By the time “Capturing the Friedmans” reaches its end, you’ll feel that the film has revealed more about the members of this unhappy, tormented family than most documentaries ever manage to tell us about their subjects; and yet you’ll have to admit that you really don’t know them at all. Ultimately what Jarecki’s film shows is that however hard we might try, we can never fully penetrate either the mysteries peculiar to this case or the universal questions about human nature that they raise–what drove Arnold Friedman, an honored teacher and ostensibly perfect father and husband, and on a more basic level even what he (or Jesse) did; how and why the community reacted as it did to the allegations against them; whether a family can survive such an experience; whether a society can handle such situations justly. Like the best works of art–fiction or non-fiction–it leads us to think about ourselves rather than simply tell us something about somebody else, and it forces us to remember that human matters are never as simple as we’d like and that answers to questions about them are always difficult to come by. Some viewers will doubtlessly find the film’s subject distasteful or feel frustration that its close is so ambiguous–there is definitely no sense of closure here.
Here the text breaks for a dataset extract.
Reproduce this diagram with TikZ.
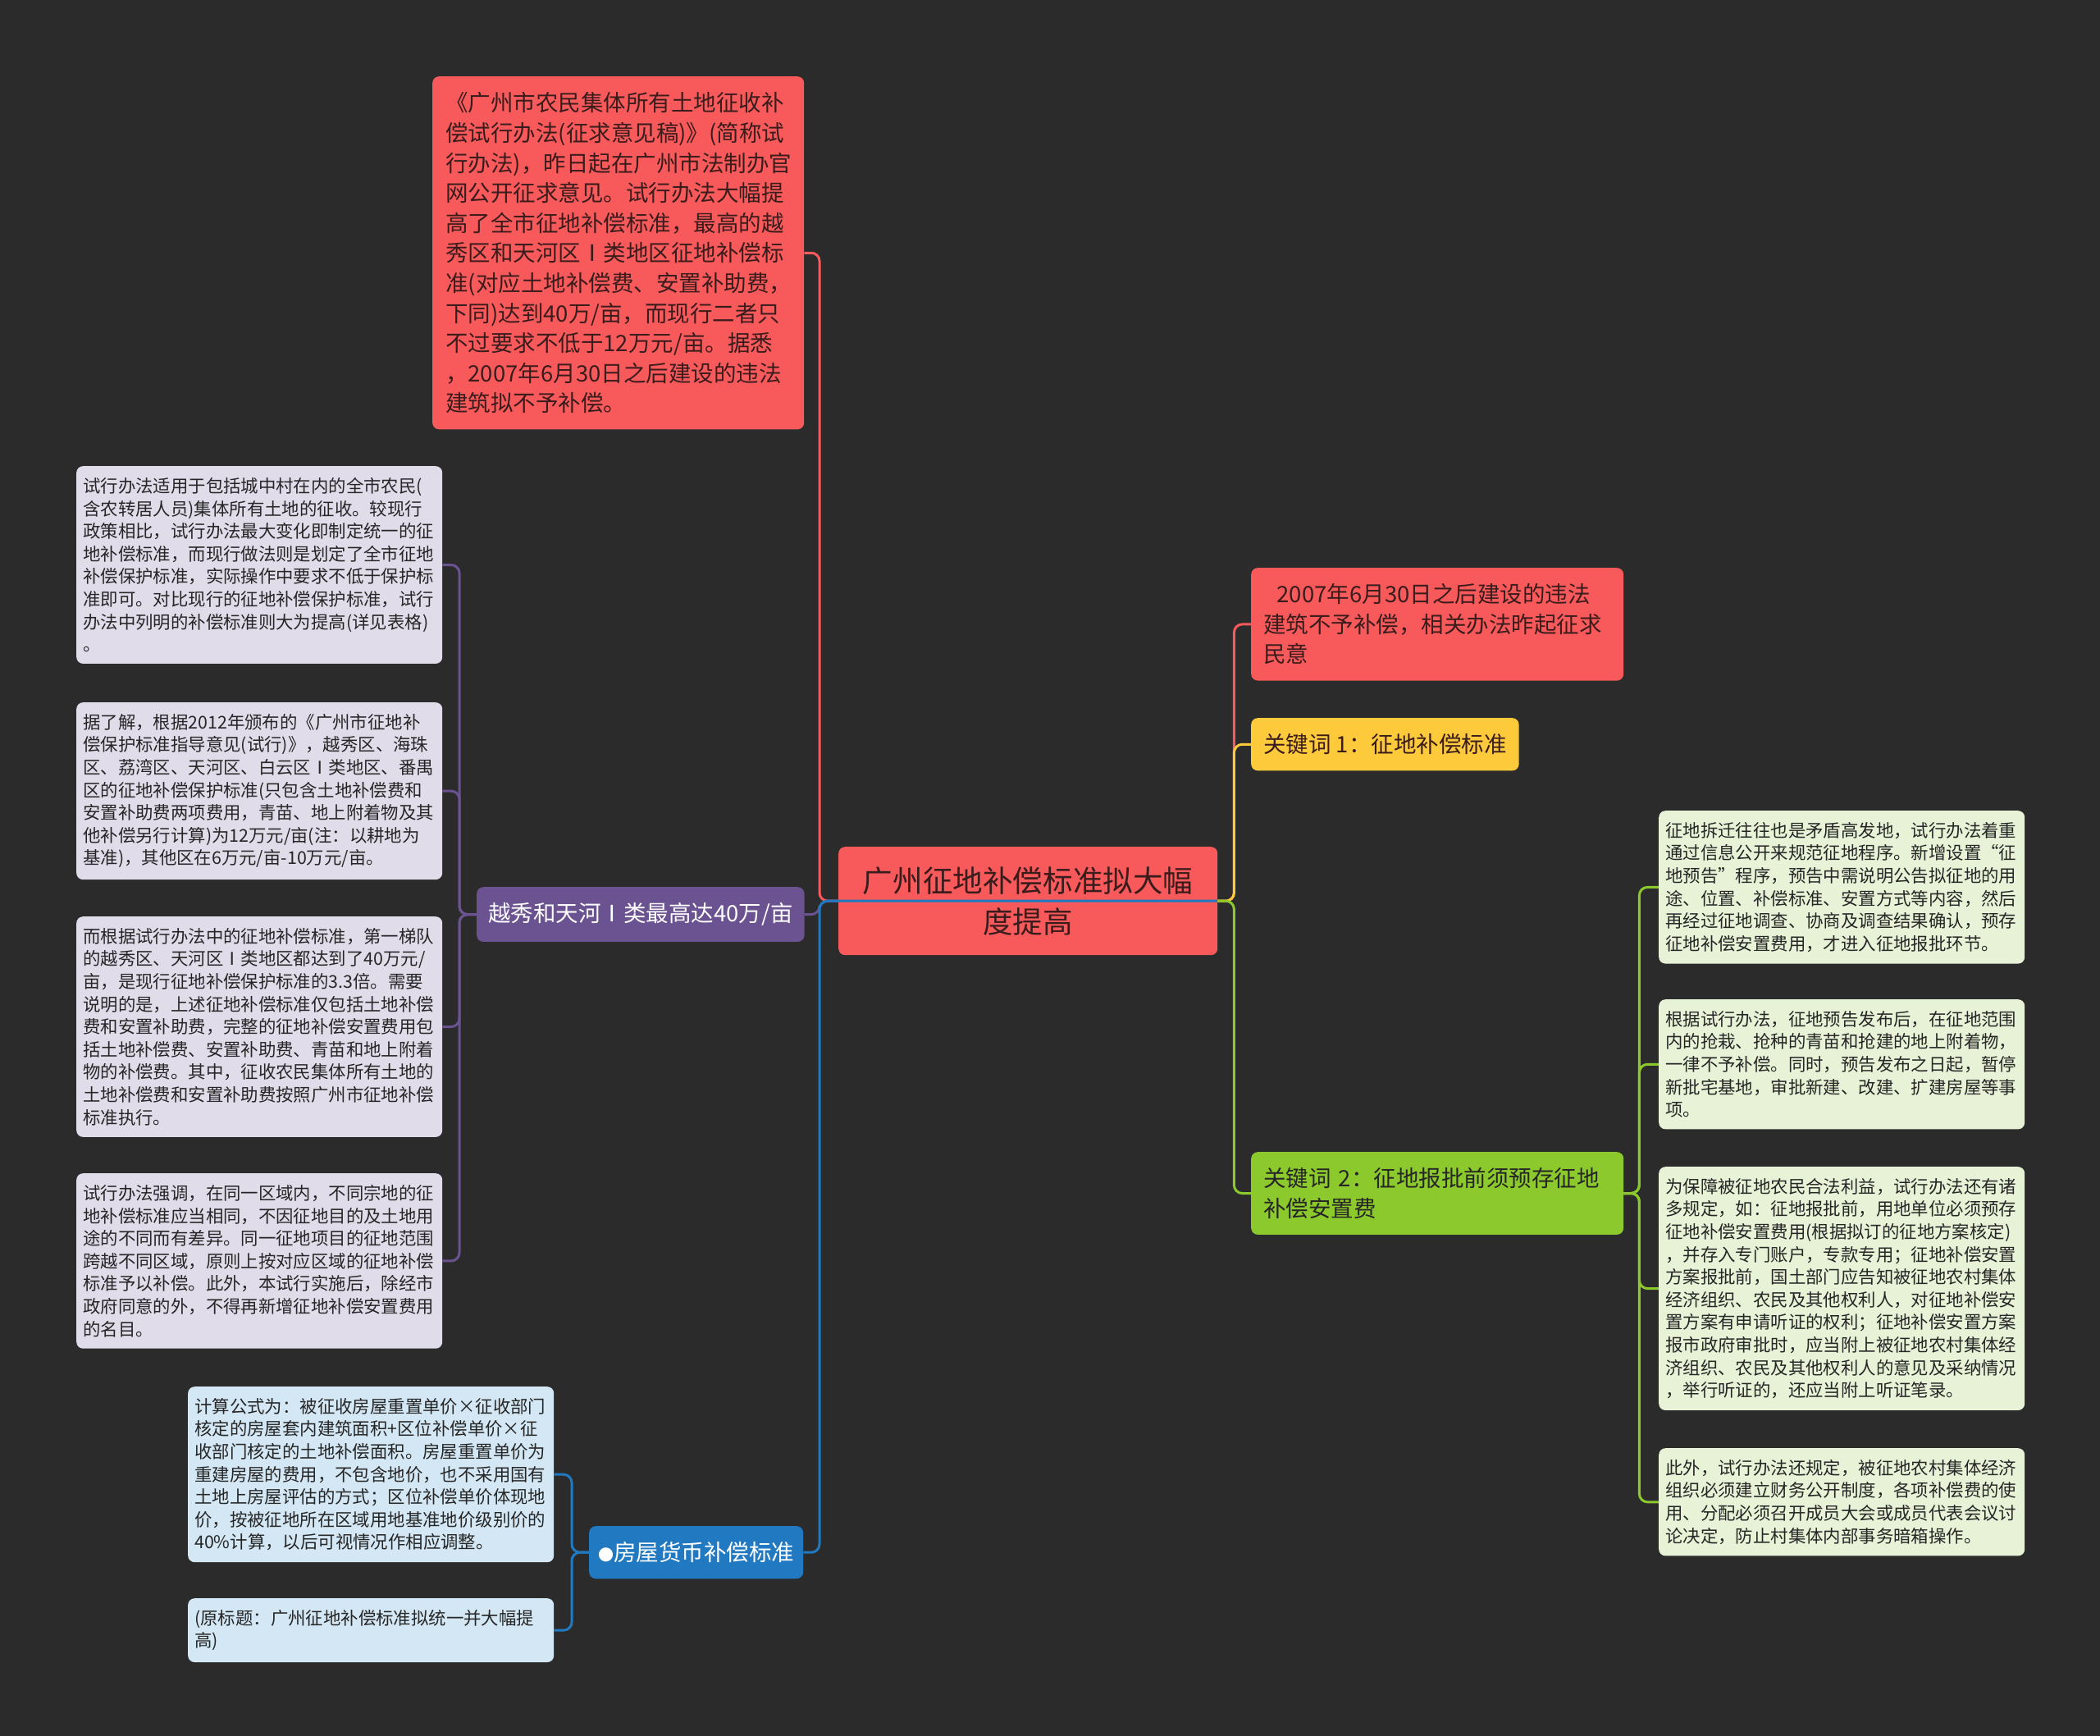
\documentclass[tikz,border=0pt]{standalone}
\usepackage{fontspec}
\setmainfont{Noto Sans CJK SC}
\usetikzlibrary{positioning, calc}

\definecolor{bgc}{HTML}{2B2B2B}
\definecolor{redc}{HTML}{F85A5B}
\definecolor{purc}{HTML}{6B5291}
\definecolor{lavc}{HTML}{E0DCEA}
\definecolor{bluc}{HTML}{2079C1}
\definecolor{skyc}{HTML}{D3E7F4}
\definecolor{yelc}{HTML}{FDCA3C}
\definecolor{grnc}{HTML}{8CC92C}
\definecolor{minc}{HTML}{E7F2D6}
\definecolor{inkc}{HTML}{262626}
\definecolor{redink}{HTML}{3A1C1C}

\begin{document}
\begin{tikzpicture}[x=1pt, y=-1pt,
  box/.style={rounded corners=8pt, inner ysep=10pt, inner xsep=9pt, align=left, text=inkc, anchor=north west},
  leaf/.style={box, text width=430pt, inner xsep=8pt, inner ysep=14pt, font=\fontsize{21.4pt}{27.6pt}\selectfont},
  topic/.style={box, font=\fontsize{27.5pt}{36.6pt}\selectfont, inner xsep=15pt, inner ysep=19.3pt},
  link/.style={line width=3pt, rounded corners=10pt}]

% Canvas
\fill[bgc] (0,0) rectangle (2560,2116);
\useasboundingbox (0,0) rectangle (2560,2116);

% Central topic
\node[box, fill=redc, text=redink, align=center, minimum width=462pt, minimum height=132pt,
  font=\fontsize{36.6pt}{50pt}\selectfont] (root) at (1022,1032)
  {广州征地补偿标准拟大幅\\度提高};

% Left branch
\node[topic, fill=redc, text=redink, text width=421pt, inner xsep=16pt] (lawtext) at (527,93)
  {《广州市农民集体所有土地征收补\\偿试行办法(征求意见稿)》(简称试\\行办法)，昨日起在广州市法制办官\\网公开征求意见。试行办法大幅提\\高了全市征地补偿标准，最高的越\\秀区和天河区Ⅰ类地区征地补偿标\\准(对应土地补偿费、安置补助费，\\下同)达到40万/亩，而现行二者只\\不过要求不低于12万元/亩。据悉\\，2007年6月30日之后建设的违法\\建筑拟不予补偿。};
\node[topic, fill=purc, text=white, inner xsep=14pt] (top1) at (581,1081)
  {越秀和天河Ⅰ类最高达40万/亩};
\node[topic, fill=bluc, text=white, inner xsep=11pt] (top2) at (718,1860)
  {{\fontsize{19pt}{19pt}\selectfont ●}房屋货币补偿标准};

% Purple leaves
\node[leaf, fill=lavc] (p1) at (93,568)
  {试行办法适用于包括城中村在内的全市农民(\\含农转居人员)集体所有土地的征收。较现行\\政策相比，试行办法最大变化即制定统一的征\\地补偿标准，而现行做法则是划定了全市征地\\补偿保护标准，实际操作中要求不低于保护标\\准即可。对比现行的征地补偿保护标准，试行\\办法中列明的补偿标准则大为提高(详见表格)\\。};
\node[leaf, fill=lavc] (p2) at (93,856)
  {据了解，根据2012年颁布的《广州市征地补\\偿保护标准指导意见(试行)》，越秀区、海珠\\区、荔湾区、天河区、白云区Ⅰ类地区、番禺\\区的征地补偿保护标准(只包含土地补偿费和\\安置补助费两项费用，青苗、地上附着物及其\\他补偿另行计算)为12万元/亩(注：以耕地为\\基准)，其他区在6万元/亩-10万元/亩。};
\node[leaf, fill=lavc] (p3) at (93,1117)
  {而根据试行办法中的征地补偿标准，第一梯队\\的越秀区、天河区Ⅰ类地区都达到了40万元/\\亩，是现行征地补偿保护标准的3.3倍。需要\\说明的是，上述征地补偿标准仅包括土地补偿\\费和安置补助费，完整的征地补偿安置费用包\\括土地补偿费、安置补助费、青苗和地上附着\\物的补偿费。其中，征收农民集体所有土地的\\土地补偿费和安置补助费按照广州市征地补偿\\标准执行。};
\node[leaf, fill=lavc] (p4) at (93,1430)
  {试行办法强调，在同一区域内，不同宗地的征\\地补偿标准应当相同，不因征地目的及土地用\\途的不同而有差异。同一征地项目的征地范围\\跨越不同区域，原则上按对应区域的征地补偿\\标准予以补偿。此外，本试行实施后，除经市\\政府同意的外，不得再新增征地补偿安置费用\\的名目。};

% Blue leaves
\node[leaf, fill=skyc] (b1) at (229,1690)
  {计算公式为：被征收房屋重置单价×征收部门\\核定的房屋套内建筑面积+区位补偿单价×征\\收部门核定的土地补偿面积。房屋重置单价为\\重建房屋的费用，不包含地价，也不采用国有\\土地上房屋评估的方式；区位补偿单价体现地\\价，按被征地所在区域用地基准地价级别价的\\40\%计算，以后可视情况作相应调整。};
\node[leaf, fill=skyc] (b2) at (229,1948)
  {(原标题：广州征地补偿标准拟统一并大幅提\\高)};

% Right branch
\node[topic, fill=redc, text=redink, text width=424pt] (key0) at (1525,692)
  {\hspace*{0.6em}2007年6月30日之后建设的违法\\建筑不予补偿，相关办法昨起征求\\民意};
\node[topic, fill=yelc, text=redink] (key1) at (1525,875)
  {关键词 1：征地补偿标准};
\node[topic, fill=grnc, text=inkc, text width=424pt] (key2) at (1525,1404)
  {关键词 2：征地报批前须预存征地\\补偿安置费};

% Green leaves
\node[leaf, fill=minc] (g1) at (2022,988)
  {征地拆迁往往也是矛盾高发地，试行办法着重\\通过信息公开来规范征地程序。新增设置“征\\地预告”程序，预告中需说明公告拟征地的用\\途、位置、补偿标准、安置方式等内容，然后\\再经过征地调查、协商及调查结果确认，预存\\征地补偿安置费用，才进入征地报批环节。};
\node[leaf, fill=minc] (g2) at (2022,1218)
  {根据试行办法，征地预告发布后，在征地范围\\内的抢栽、抢种的青苗和抢建的地上附着物，\\一律不予补偿。同时，预告发布之日起，暂停\\新批宅基地，审批新建、改建、扩建房屋等事\\项。};
\node[leaf, fill=minc] (g3) at (2022,1422)
  {为保障被征地农民合法利益，试行办法还有诸\\多规定，如：征地报批前，用地单位必须预存\\征地补偿安置费用(根据拟订的征地方案核定)\\，并存入专门账户，专款专用；征地补偿安置\\方案报批前，国土部门应告知被征地农村集体\\经济组织、农民及其他权利人，对征地补偿安\\置方案有申请听证的权利；征地补偿安置方案\\报市政府审批时，应当附上被征地农村集体经\\济组织、农民及其他权利人的意见及采纳情况\\，举行听证的，还应当附上听证笔录。};
\node[leaf, fill=minc] (g4) at (2022,1765)
  {此外，试行办法还规定，被征地农村集体经济\\组织必须建立财务公开制度，各项补偿费的使\\用、分配必须召开成员大会或成员代表会议讨\\论决定，防止村集体内部事务暗箱操作。};

% Connectors, left side
\draw[link, redc] (root.west) -- ++(-23,0) |- (lawtext.east);
\draw[link, purc] (root.west) -- ++(-23,0) |- (top1.east);
\draw[link, bluc] (root.east) -- (root.west) -- ++(-23,0) |- (top2.east);
\draw[link, purc] (top1.west) -- ++(-21,0) |- (p1.east);
\draw[link, purc] (top1.west) -- ++(-21,0) |- (p2.east);
\draw[link, purc] (top1.west) -- ++(-21,0) |- (p3.east);
\draw[link, purc] (top1.west) -- ++(-21,0) |- (p4.east);
\draw[link, bluc] (top2.west) -- ++(-21,0) |- (b1.east);
\draw[link, bluc] (top2.west) -- ++(-21,0) |- (b2.east);

% Connectors, right side
\draw[link, redc] (root.east) -- ++(20,0) |- (key0.west);
\draw[link, yelc] (root.east) -- ++(20,0) |- (key1.west);
\draw[link, grnc] (root.east) -- ++(20,0) |- (key2.west);
\draw[link, grnc] (key2.east) -- ++(19,0) |- (g1.west);
\draw[link, grnc] (key2.east) -- ++(19,0) |- (g2.west);
\draw[link, grnc] (key2.east) -- ++(19,0) |- (g3.west);
\draw[link, grnc] (key2.east) -- ++(19,0) |- (g4.west);
\end{tikzpicture}
\end{document}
But as Terence said, nothing human is foreign to us; and though one hopes our histories are rather different from the Friedmans’, this sensitive but even-handed record of their tragedy tells us something about ourselves, too–even if some of us might rather not hear it. It’s a profoundly disturbing film, but a brilliant one as well.

A final note: If anybody ever needs somebody to play Kevin Spacey’s younger brother, they ought to check out Jesse Friedman. In the interview sequences here, there’s a striking resemblance.